His heart twisted. To what men? How many men?

—Do you mind if I pull down the curtain?

—Please do, it’s too light in here.

Where now? And with whom?

“In a few years she’ll look ten years older than you.”

“On the contrary. I sketched her one night on a theatre program, I think she’ll last.”

They were both restless in the night. In a day or two Dick would try to banish the ghost of Rosemary before it became walled up with them, but for the moment he had no force to do it. Sometimes it is harder to deprive oneself of a pain than of a pleasure and the memory so possessed him that for the moment there was nothing to do but to pretend.

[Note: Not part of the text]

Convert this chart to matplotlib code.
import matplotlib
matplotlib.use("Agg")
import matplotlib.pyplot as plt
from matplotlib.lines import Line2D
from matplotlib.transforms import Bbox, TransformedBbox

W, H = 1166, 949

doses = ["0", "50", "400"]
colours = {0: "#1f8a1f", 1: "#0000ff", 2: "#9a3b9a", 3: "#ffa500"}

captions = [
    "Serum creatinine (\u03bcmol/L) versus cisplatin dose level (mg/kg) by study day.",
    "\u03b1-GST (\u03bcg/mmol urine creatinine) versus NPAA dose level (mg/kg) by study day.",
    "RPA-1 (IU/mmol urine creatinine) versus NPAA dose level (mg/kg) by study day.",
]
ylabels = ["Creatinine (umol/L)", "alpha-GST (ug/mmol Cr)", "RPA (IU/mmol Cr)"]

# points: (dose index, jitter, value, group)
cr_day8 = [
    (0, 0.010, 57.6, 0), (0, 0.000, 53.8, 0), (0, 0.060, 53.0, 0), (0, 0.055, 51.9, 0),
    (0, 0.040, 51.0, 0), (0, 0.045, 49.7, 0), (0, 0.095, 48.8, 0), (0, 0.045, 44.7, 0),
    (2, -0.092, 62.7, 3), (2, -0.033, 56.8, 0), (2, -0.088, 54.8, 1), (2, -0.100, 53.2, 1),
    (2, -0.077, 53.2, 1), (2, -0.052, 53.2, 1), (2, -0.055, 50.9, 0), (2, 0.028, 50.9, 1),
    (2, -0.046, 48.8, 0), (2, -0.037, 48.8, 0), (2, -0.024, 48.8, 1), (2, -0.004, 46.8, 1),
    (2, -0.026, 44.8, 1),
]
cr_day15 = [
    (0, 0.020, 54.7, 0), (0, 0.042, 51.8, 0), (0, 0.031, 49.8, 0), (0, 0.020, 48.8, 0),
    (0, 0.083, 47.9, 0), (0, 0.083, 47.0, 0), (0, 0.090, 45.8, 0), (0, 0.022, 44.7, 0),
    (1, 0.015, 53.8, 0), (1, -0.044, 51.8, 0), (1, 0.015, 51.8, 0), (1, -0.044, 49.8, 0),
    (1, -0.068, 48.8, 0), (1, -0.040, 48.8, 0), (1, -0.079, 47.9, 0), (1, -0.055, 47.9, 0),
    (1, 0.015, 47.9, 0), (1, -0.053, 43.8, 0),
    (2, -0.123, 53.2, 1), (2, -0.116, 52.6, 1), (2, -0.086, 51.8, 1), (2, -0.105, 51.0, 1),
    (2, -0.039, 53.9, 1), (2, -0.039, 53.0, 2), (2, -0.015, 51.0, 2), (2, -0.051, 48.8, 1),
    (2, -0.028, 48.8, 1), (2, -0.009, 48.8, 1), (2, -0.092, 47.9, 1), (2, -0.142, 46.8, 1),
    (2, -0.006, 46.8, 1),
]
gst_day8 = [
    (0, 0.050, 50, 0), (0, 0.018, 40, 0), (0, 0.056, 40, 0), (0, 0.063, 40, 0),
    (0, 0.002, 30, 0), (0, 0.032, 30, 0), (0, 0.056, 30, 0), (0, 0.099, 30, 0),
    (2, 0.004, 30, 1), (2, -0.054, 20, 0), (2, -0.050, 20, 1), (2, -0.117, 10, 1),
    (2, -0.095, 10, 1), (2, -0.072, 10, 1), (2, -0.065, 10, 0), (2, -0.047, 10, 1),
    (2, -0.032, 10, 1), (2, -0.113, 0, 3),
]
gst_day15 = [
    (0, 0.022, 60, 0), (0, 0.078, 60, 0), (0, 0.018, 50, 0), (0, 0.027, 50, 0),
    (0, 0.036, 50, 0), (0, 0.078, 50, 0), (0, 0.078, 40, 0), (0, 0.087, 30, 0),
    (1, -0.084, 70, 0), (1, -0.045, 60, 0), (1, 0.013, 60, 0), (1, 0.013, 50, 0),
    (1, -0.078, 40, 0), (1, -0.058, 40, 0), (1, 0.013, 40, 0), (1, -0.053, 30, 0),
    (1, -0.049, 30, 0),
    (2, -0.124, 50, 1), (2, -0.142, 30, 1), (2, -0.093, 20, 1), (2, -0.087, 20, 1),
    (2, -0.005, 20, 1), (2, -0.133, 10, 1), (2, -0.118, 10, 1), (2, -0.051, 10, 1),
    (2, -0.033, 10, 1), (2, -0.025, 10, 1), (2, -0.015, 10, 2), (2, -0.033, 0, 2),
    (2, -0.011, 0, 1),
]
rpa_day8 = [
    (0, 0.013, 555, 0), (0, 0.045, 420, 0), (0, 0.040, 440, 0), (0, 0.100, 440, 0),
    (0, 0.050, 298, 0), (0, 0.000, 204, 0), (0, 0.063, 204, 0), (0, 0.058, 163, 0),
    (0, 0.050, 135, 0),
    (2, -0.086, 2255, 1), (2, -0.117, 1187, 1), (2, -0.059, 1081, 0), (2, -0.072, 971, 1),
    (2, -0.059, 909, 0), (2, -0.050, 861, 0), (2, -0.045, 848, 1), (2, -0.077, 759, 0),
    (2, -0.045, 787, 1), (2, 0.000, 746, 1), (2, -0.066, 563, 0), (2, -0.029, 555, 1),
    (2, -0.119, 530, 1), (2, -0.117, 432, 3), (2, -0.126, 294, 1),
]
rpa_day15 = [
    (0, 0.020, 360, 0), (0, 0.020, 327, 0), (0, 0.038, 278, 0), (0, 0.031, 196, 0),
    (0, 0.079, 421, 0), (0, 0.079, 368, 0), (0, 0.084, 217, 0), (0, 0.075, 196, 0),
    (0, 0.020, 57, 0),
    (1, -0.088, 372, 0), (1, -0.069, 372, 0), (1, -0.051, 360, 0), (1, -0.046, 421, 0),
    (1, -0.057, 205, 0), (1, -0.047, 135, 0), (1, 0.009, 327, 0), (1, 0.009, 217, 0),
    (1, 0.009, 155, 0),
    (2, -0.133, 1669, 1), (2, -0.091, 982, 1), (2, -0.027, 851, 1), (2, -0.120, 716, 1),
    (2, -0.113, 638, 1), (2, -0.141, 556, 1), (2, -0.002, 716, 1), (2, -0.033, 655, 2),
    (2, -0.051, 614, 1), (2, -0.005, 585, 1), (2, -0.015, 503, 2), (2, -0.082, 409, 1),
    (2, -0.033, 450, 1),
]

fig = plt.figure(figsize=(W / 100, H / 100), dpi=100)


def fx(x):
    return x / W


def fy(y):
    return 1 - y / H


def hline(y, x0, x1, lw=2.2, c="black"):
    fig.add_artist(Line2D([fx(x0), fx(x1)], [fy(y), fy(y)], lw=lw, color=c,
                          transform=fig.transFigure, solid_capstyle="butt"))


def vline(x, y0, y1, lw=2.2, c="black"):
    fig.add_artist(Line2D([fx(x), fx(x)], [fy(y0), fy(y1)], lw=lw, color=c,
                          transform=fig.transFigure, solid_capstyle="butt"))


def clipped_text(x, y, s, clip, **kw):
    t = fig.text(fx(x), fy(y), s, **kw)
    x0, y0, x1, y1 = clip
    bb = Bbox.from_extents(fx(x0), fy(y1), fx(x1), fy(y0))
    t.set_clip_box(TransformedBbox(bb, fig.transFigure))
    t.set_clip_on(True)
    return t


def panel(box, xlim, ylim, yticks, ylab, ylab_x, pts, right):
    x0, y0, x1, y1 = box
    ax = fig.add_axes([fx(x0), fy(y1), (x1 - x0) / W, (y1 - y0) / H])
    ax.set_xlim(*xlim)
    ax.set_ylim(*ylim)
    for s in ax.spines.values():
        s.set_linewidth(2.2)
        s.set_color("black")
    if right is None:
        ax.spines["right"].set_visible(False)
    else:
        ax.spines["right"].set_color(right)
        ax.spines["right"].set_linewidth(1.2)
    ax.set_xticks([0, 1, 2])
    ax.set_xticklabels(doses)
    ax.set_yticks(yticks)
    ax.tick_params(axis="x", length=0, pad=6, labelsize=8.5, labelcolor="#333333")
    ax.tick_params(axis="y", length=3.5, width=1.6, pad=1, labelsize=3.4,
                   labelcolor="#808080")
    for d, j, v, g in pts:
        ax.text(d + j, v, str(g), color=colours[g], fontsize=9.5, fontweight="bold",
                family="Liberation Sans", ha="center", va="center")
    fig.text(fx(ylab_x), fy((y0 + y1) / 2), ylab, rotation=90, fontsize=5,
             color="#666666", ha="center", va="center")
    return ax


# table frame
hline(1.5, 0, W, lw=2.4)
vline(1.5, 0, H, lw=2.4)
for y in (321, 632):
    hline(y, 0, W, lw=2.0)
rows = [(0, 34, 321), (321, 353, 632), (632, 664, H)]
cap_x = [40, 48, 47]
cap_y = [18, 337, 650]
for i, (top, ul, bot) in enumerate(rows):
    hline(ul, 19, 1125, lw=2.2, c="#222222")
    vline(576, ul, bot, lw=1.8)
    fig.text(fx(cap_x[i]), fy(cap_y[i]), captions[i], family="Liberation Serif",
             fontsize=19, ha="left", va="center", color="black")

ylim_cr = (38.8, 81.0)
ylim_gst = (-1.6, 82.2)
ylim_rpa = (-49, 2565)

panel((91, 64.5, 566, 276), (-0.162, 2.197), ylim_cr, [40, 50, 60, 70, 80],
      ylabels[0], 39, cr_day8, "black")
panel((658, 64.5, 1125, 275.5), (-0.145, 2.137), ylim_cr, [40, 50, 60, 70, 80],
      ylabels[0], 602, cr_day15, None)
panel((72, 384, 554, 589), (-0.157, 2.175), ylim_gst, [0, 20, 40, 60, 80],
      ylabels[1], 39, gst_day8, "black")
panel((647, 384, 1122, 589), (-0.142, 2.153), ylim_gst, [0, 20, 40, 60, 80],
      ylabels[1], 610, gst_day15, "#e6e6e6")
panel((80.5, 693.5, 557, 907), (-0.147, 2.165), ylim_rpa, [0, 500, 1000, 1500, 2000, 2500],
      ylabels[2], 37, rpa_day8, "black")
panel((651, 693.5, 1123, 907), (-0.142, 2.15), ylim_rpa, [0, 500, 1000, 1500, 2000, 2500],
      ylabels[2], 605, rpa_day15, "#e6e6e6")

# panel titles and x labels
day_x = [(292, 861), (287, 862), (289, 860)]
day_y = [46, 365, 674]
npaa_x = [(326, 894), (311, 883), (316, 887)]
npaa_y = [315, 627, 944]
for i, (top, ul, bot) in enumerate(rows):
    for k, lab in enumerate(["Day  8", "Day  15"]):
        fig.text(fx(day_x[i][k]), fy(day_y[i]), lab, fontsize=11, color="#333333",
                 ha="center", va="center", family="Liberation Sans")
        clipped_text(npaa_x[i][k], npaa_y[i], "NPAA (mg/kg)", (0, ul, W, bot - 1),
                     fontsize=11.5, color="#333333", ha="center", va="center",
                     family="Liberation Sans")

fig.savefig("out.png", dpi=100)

This was more difficult because he was currently annoyed with Nicole, who, after all these years, should recognize symptoms of strain in herself and guard against them. Twice within a fortnight she had broken up: there had been the night of the dinner at Tarmes when he had found her in her bedroom dissolved in crazy laughter telling Mrs. McKisco she could not go in the bathroom because the key was thrown down the well. Mrs. McKisco was astonished and resentful, baffled and yet in a way comprehending. Dick had not been particularly alarmed then, for afterward Nicole was repentant. She called at Gausse’s Hotel but the McKiscos were gone.